Task prompt:
Starting at the first line of the data, please print exactly those lines through the one that holds "345, 317, 298];", omitting every picture.

Stored data:
- - -

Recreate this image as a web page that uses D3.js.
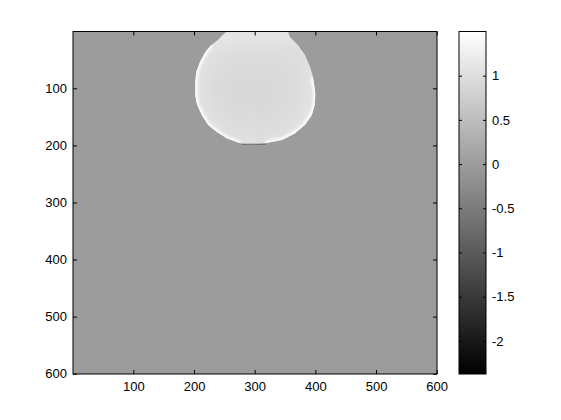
<!DOCTYPE html>
<html>
<head>
<meta charset="UTF-8">
<title>imagesc</title>
<script src="https://cdn.jsdelivr.net/npm/d3@7"></script>
<style>
  body { margin: 0; background: #fff; }
  text { font-family: "Liberation Sans", Arial, sans-serif; font-size: 13px; fill: #000; }
</style>
</head>
<body>
<svg id="chart" width="561" height="420"></svg>
<script>
// image is 600 x 600, background value 0, a bright blob near the top
const imgSize = [600, 600];
const bgValue = 0;
const cLim = [-2.375, 1.50];

const xTicks = [100, 200, 300, 400, 500, 600];
const yTicks = [100, 200, 300, 400, 500, 600];
const cbTicks = [-2, -1.5, -1, -0.5, 0, 0.5, 1];

// blob outline (data units)
const blobLeftY  = [0.5, 4, 15.7, 24.4, 36, 53.5, 70.4, 88, 112, 129, 147, 164, 176, 187.6, 196.3, 199];
const blobLeftX  = [254, 250, 239, 228, 219, 210, 204, 202, 202, 205, 213, 223, 237, 254, 276, 290];
const blobRightY = [0.5, 10.5, 15.4, 24, 33, 41.5, 50, 62, 80, 100, 112, 129, 147, 164, 179, 190.5, 196.3, 199];
const blobRightX = [355, 358, 363, 371, 377, 383, 386, 391, 396, 399, 400, 399, 394, 383, 366, 345, 317, 298];

// coarse values inside the blob, 20x20 cells starting at x=200, y=0
const blobCellX = [200, 220, 240, 260, 280, 300, 320, 340, 360, 380];
const blobCellY = [0, 20, 40, 60, 80, 100, 120, 140, 160, 180];
const blobCells = [
  [1.16, 1.16, 1.14, 1.12, 1.11, 1.11, 1.12, 1.10, 1.06, 1.06],
  [1.10, 1.08, 1.05, 1.03, 1.02, 1.02, 1.03, 1.03, 1.02, 1.02],
  [1.08, 1.01, 0.98, 0.97, 0.97, 0.97, 0.97, 0.98, 1.00, 1.04],
  [1.06, 0.98, 0.95, 0.94, 0.94, 0.94, 0.94, 0.95, 0.98, 1.06],
  [1.06, 0.97, 0.94, 0.93, 0.93, 0.93, 0.93, 0.94, 0.97, 1.06],
  [1.06, 0.97, 0.94, 0.93, 0.93, 0.93, 0.93, 0.94, 0.97, 1.06],
  [1.08, 0.99, 0.95, 0.93, 0.93, 0.93, 0.93, 0.95, 0.99, 1.08],
  [1.12, 1.02, 0.97, 0.94, 0.95, 0.94, 0.95, 0.97, 1.02, 1.12],
  [1.18, 1.08, 1.00, 0.97, 1.01, 0.95, 1.00, 0.99, 1.08, 1.18],
  [1.22, 1.16, 1.06, 1.00, 1.04, 0.99, 1.06, 1.04, 1.16, 1.22]
];
const rimValue = 1.42;
const darkRow = 198, darkFrom = 278, darkTo = 318, darkValue = -0.9;

const svg = d3.select("#chart");

const x = d3.scaleLinear().domain([0.5, imgSize[0] + 0.5]).range([73, 437]);
const y = d3.scaleLinear().domain([0.5, imgSize[1] + 0.5]).range([31.5, 374]);
const color = d3.scaleLinear().domain(cLim).range(["#000000", "#ffffff"]).clamp(true);

const defs = svg.append("defs");
defs.append("clipPath").attr("id", "plotclip")
    .append("rect")
    .attr("x", x(0.5)).attr("y", y(0.5))
    .attr("width", x(imgSize[0] + 0.5) - x(0.5))
    .attr("height", y(imgSize[1] + 0.5) - y(0.5));

// blob polygon: left side top -> bottom, then right side bottom -> top
const leftPts = blobLeftY.map((v, i) => [blobLeftX[i], v]);
const rightPts = blobRightY.map((v, i) => [blobRightX[i], v]);
const outline = leftPts.concat(rightPts.slice().reverse());
const line = d3.line().x(d => x(d[0])).y(d => y(d[1]));

defs.append("clipPath").attr("id", "blobclip")
    .append("path").attr("d", line(outline) + "Z");
defs.append("filter").attr("id", "soft")
    .attr("x", "-20%").attr("y", "-20%").attr("width", "140%").attr("height", "140%")
    .append("feGaussianBlur").attr("stdDeviation", 4);
defs.append("filter").attr("id", "rimblur")
    .append("feGaussianBlur").attr("stdDeviation", 0.9);

const plot = svg.append("g").attr("clip-path", "url(#plotclip)");

plot.append("rect")
    .attr("x", x(0.5)).attr("y", y(0.5))
    .attr("width", x(imgSize[0] + 0.5) - x(0.5))
    .attr("height", y(imgSize[1] + 0.5) - y(0.5))
    .attr("fill", color(bgValue));

const blob = plot.append("g").attr("clip-path", "url(#blobclip)");
blob.append("path").attr("d", line(outline) + "Z").attr("fill", color(1.0));

const cellData = [];
blobCells.forEach((row, r) => row.forEach((v, c) => cellData.push({ cx: blobCellX[c], cy: blobCellY[r], v: v })));
blob.append("g").attr("filter", "url(#soft)")
  .selectAll("rect").data(cellData).join("rect")
    .attr("x", d => x(d.cx))
    .attr("y", d => y(d.cy))
    .attr("width", x(220) - x(200) + 0.5)
    .attr("height", y(20) - y(0) + 0.5)
    .attr("fill", d => color(d.v));

// bright rim along the left and right sides
[leftPts.slice(3, 15), rightPts.slice(8, 17)].forEach(pts => {
  blob.append("path")
      .attr("d", line(pts))
      .attr("fill", "none")
      .attr("stroke", color(rimValue))
      .attr("stroke-width", 5)
      .attr("filter", "url(#rimblur)");
});

plot.append("line")
    .attr("x1", x(darkFrom)).attr("x2", x(darkTo))
    .attr("y1", y(darkRow)).attr("y2", y(darkRow))
    .attr("stroke", color(darkValue)).attr("stroke-width", 1);

// axes, ticks inward on all four sides
const tk = 4;
svg.append("g").attr("transform", `translate(0,${y(imgSize[1] + 0.5)})`)
  .call(d3.axisBottom(x).tickValues(xTicks).tickSizeInner(-tk).tickSizeOuter(0).tickPadding(8));
svg.append("g").attr("transform", `translate(0,${y(0.5)})`)
  .call(d3.axisTop(x).tickValues(xTicks).tickSizeInner(-tk).tickSizeOuter(0).tickFormat(""));
svg.append("g").attr("transform", `translate(${x(0.5)},0)`)
  .call(d3.axisLeft(y).tickValues(yTicks).tickSizeInner(-tk).tickSizeOuter(0).tickPadding(6));
svg.append("g").attr("transform", `translate(${x(imgSize[0] + 0.5)},0)`)
  .call(d3.axisRight(y).tickValues(yTicks).tickSizeInner(-tk).tickSizeOuter(0).tickFormat(""));
svg.selectAll(".domain").remove();
svg.selectAll(".tick text").style("font-size", "13px").attr("font-family", null);

svg.append("rect")
    .attr("x", x(0.5)).attr("y", y(0.5))
    .attr("width", x(imgSize[0] + 0.5) - x(0.5))
    .attr("height", y(imgSize[1] + 0.5) - y(0.5))
    .attr("fill", "none").attr("stroke", "#000").attr("stroke-width", 1);

// colorbar
const cbX0 = 459, cbX1 = 486;
const cy = d3.scaleLinear().domain(cLim).range([374, 31.5]);
const grad = defs.append("linearGradient").attr("id", "cbgrad")
    .attr("x1", 0).attr("y1", 1).attr("x2", 0).attr("y2", 0);
grad.append("stop").attr("offset", 0).attr("stop-color", color(cLim[0]));
grad.append("stop").attr("offset", 1).attr("stop-color", color(cLim[1]));

svg.append("rect")
    .attr("x", cbX0).attr("y", cy(cLim[1]))
    .attr("width", cbX1 - cbX0).attr("height", cy(cLim[0]) - cy(cLim[1]))
    .attr("fill", "url(#cbgrad)");

svg.append("g").attr("transform", `translate(${cbX1},0)`)
  .call(d3.axisRight(cy).tickValues(cbTicks).tickSizeInner(-3).tickSizeOuter(0).tickPadding(6)
        .tickFormat(d => String(d)));
svg.append("g").attr("transform", `translate(${cbX0},0)`)
  .call(d3.axisLeft(cy).tickValues(cbTicks).tickSizeInner(-3).tickSizeOuter(0).tickFormat(""));
svg.selectAll(".domain").remove();
svg.selectAll(".tick text").style("font-size", "13px").attr("font-family", null);

svg.append("rect")
    .attr("x", cbX0).attr("y", cy(cLim[1]))
    .attr("width", cbX1 - cbX0).attr("height", cy(cLim[0]) - cy(cLim[1]))
    .attr("fill", "none").attr("stroke", "#000").attr("stroke-width", 1);
</script>
</body>
</html>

- - -

Exercise answer:
Recreate this image as a web page that uses D3.js.
<!DOCTYPE html>
<html>
<head>
<meta charset="UTF-8">
<title>imagesc</title>
<script src="https://cdn.jsdelivr.net/npm/d3@7"></script>
<style>
  body { margin: 0; background: #fff; }
  text { font-family: "Liberation Sans", Arial, sans-serif; font-size: 13px; fill: #000; }
</style>
</head>
<body>
<svg id="chart" width="561" height="420"></svg>
<script>
// image is 600 x 600, background value 0, a bright blob near the top
const imgSize = [600, 600];
const bgValue = 0;
const cLim = [-2.375, 1.50];

const xTicks = [100, 200, 300, 400, 500, 600];
const yTicks = [100, 200, 300, 400, 500, 600];
const cbTicks = [-2, -1.5, -1, -0.5, 0, 0.5, 1];

// blob outline (data units)
const blobLeftY  = [0.5, 4, 15.7, 24.4, 36, 53.5, 70.4, 88, 112, 129, 147, 164, 176, 187.6, 196.3, 199];
const blobLeftX  = [254, 250, 239, 228, 219, 210, 204, 202, 202, 205, 213, 223, 237, 254, 276, 290];
const blobRightY = [0.5, 10.5, 15.4, 24, 33, 41.5, 50, 62, 80, 100, 112, 129, 147, 164, 179, 190.5, 196.3, 199];
const blobRightX = [355, 358, 363, 371, 377, 383, 386, 391, 396, 399, 400, 399, 394, 383, 366, 345, 317, 298];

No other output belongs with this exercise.